Friday, December 2, 2011

Whittier Snow in Wasilla

Judy and I lived in Whittier for seven years, where she taught school and I ran the boat harbor, charter boats and my own fishing boat. 

We lived there during what was perhaps its Golden Age.  When we moved to Whittier from Cordova in 1976, Begich Towers had just been remodeled, after its intense Good Friday Earthquake damage.  The harbor, built in 1973, was fairly new, and a window out onto western Prince William Sound.  A lot of young people lived there then, working for the Alaska Railroad, Crowley Maritime, the local stores and bars, and for the City of Whittier.

We owned a sailboat, my gillnet boats, and a 14-foot Boston Whaler.  Thousands of free hours were spent out on some of most glorious water on this planet. And exploring the lands above them on hikes and ski trips.

A lot of commercial ideas that later became the town's small business backbone didn't yet exist in 1976.  There were virtually no fishing charters out of Whittier.  The kayaking shuttles were only an idea proposed from time to time.  Only two boats fished out of Whittier in the winter in 1976.  They were the first of the pot shrimp fleet, whose rapid rise in the 1980s and early 90s over-fished the area.
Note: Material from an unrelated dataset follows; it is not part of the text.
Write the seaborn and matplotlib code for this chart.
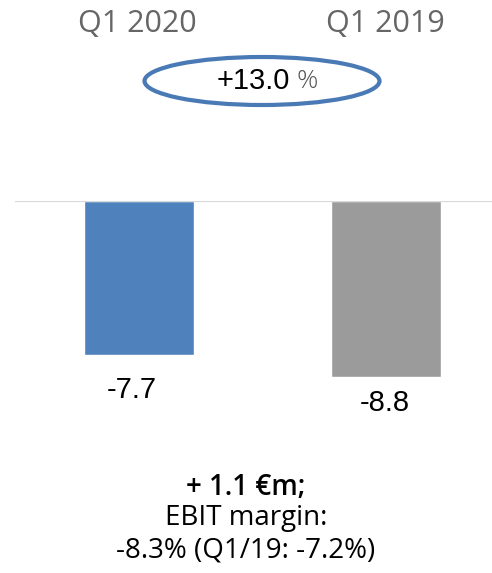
import matplotlib
matplotlib.use("Agg")
import matplotlib.pyplot as plt
from matplotlib.patches import Ellipse
import seaborn as sns
import pandas as pd

# EBIT in €m per quarter
periods = ["Q1 2020", "Q1 2019"]
ebit = [-7.7, -8.8]
bar_colors = ["#4f81bd", "#9b9b9b"]
change_pct = "+13.0"
footer_lines = ["+ 1.1 €m;", "EBIT margin:", "-8.3% (Q1/19: -7.2%)"]

sns.set_theme(style="white")
plt.rcParams["font.family"] = ["Liberation Sans", "DejaVu Sans"]
SANS = ["Open Sans", "DejaVu Sans"]
ARIAL = ["Liberation Sans", "DejaVu Sans"]

W, H = 492, 573
fig = plt.figure(figsize=(W / 100, H / 100), dpi=100)

# axes spanning the bar area; zero line sits at the top edge
ax_left, ax_right = 15, 492
ax_top, ax_bottom = 201, 421
ax = fig.add_axes([ax_left / W, 1 - ax_bottom / H,
                   (ax_right - ax_left) / W, (ax_bottom - ax_top) / H])

df = pd.DataFrame({"period": periods, "ebit": ebit})
sns.barplot(data=df, x="period", y="ebit", hue="period", palette=bar_colors,
            width=0.445, legend=False, ax=ax, saturation=1)

ax.set_xlim(-0.502, 1.429)
ax.set_ylim(-11, 0)
ax.axhline(0, color="#d9d9d9", lw=1.6, zorder=5)
for s in ax.spines.values():
    s.set_visible(False)
ax.set_xticks([])
ax.set_yticks([])
ax.set_xlabel("")
ax.set_ylabel("")

# value labels below each bar
label_offsets = [(-7, -21), (-1, -12)]
for i, (v, off) in enumerate(zip(ebit, label_offsets)):
    ax.annotate(f"{v:.1f}", xy=(i, v), xytext=off, textcoords="offset pixels",
                ha="center", va="top", fontsize=21, color="black",
                family=ARIAL)

def fy(py):
    return 1 - py / H

def fx(px):
    return px / W

# period headers above the bars
header_x = [137, 385]
for name, x in zip(periods, header_x):
    fig.text(fx(x), fy(24), name, ha="center", va="center", fontsize=22,
             color="#666666", family=SANS)

# growth bubble
ell = Ellipse((fx(262), fy(81)), width=235 / W, height=48 / H,
              transform=fig.transFigure, fill=False, edgecolor="#4a7ab5", lw=3)
fig.add_artist(ell)
fig.text(fx(290), fy(81), change_pct, ha="right", va="center", fontsize=21,
         color="black", family=ARIAL)
fig.text(fx(296), fy(81), "%", ha="left", va="center", fontsize=19,
         color="#555555", family=SANS, fontweight="light")

# footer summary
footer_y = [487, 518, 550]
for i, (txt, y) in enumerate(zip(footer_lines, footer_y)):
    fig.text(fx(246), fy(y), txt, ha="center", va="center", fontsize=20,
             color="black", family=SANS,
             fontweight="semibold" if i == 0 else "normal")

fig.savefig("out.png", dpi=100)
When the harbor expansion was complete in October 1981, my idea of a facility that catered evenly to commercial fishing boats, charter vessels and Anchorage residents with recreational vessels had won out against the powerful Anchorage-based interests who had tried to shape a design that would focus on the wants and needs of the Anchorage doctors, dentists, attorneys, politicians, realtors and developers who called the Whittier Harbor "theirs."

Part of the reason I wasn't enthusiastic about building what PWS residents called "a bigger puker (at that time, "puker" was a derisive term for recreational boats and yachts, as opposed to commercial fishing boats) harbor," rather than one more centered on commercial development, was that the Anchorage recreational boat owners were so pathetic when it came to taking care of their boats in the Winter.

I held "winterization seminars" every September.  The basic recommendation was for people to get their boats out of the water and on to dry land if they weren't going to actively use them through the winter. 

Why?

In Whittier (or Valdez or Seward) it can snow so hard that it accumulates at a rate of a foot per hour.  On 4 and 5 February, 1955, it accumulated 145 inches of snow there in 24 hours.

The snow is often very, very wet and heavy.  It can sink an unattended boat in a matter of minutes.  Often, during winter snow storms, the snow will start falling with no wind, at about 30 degrees F.  As the storm develops, it warms.  The wind comes up.  Soon it reaches 35 degrees, and rain mixes with snow.  Because of the wind, the new, wet snow accumulates on only the windward side of the vessel, making capsizing as big a problem as sinking from topside weight alone.

I loved running that harbor and fighting for its expansion.  But I was blissful, after moving on, that I no longer had to fight those storms so hard, mostly to protect "puker boats" that should have been in storage on the beach anyway.

Since moving to the Valley in 1983, we've probably seen less than one snow storm every five years that has been as wet and messy as those we saw almost every winter month in Whittier. 

Yesterday it looked like we were going to have one.  And then again Friday morning.  Early this morning, we got about four inches of concrete-like wet snow in 30 minutes.  Then it stopped.

But the eight inches or so of glumpy, clumpy snow we did get took me several hours to move out of the way today.

Good exercise.  Hopefully, that's it for this year for such wet snow.

2 comments:

HarpboyAK said...

Sorry, Phil, but the Weather Service says that this La Nina winter will dump a lot more wet snow!

We had a bunch of it here in Your Fair Capital City, too. I hire out myself and my snowblower, and when it gets like this, I get plenty of exercise.

Folks who think running a snowblower isn't work have never tried to clear a foot of wet close-to-slush from several hundred feet of sidewalk!

Philip Munger said...

HBAK,

you're probably right about a lot of wet snow on its way. I'm thinking of taking my old, tracked snowblower out of storage, and having it get rebuilt. It was a lot better at eating slush than the newer one I got four years ago.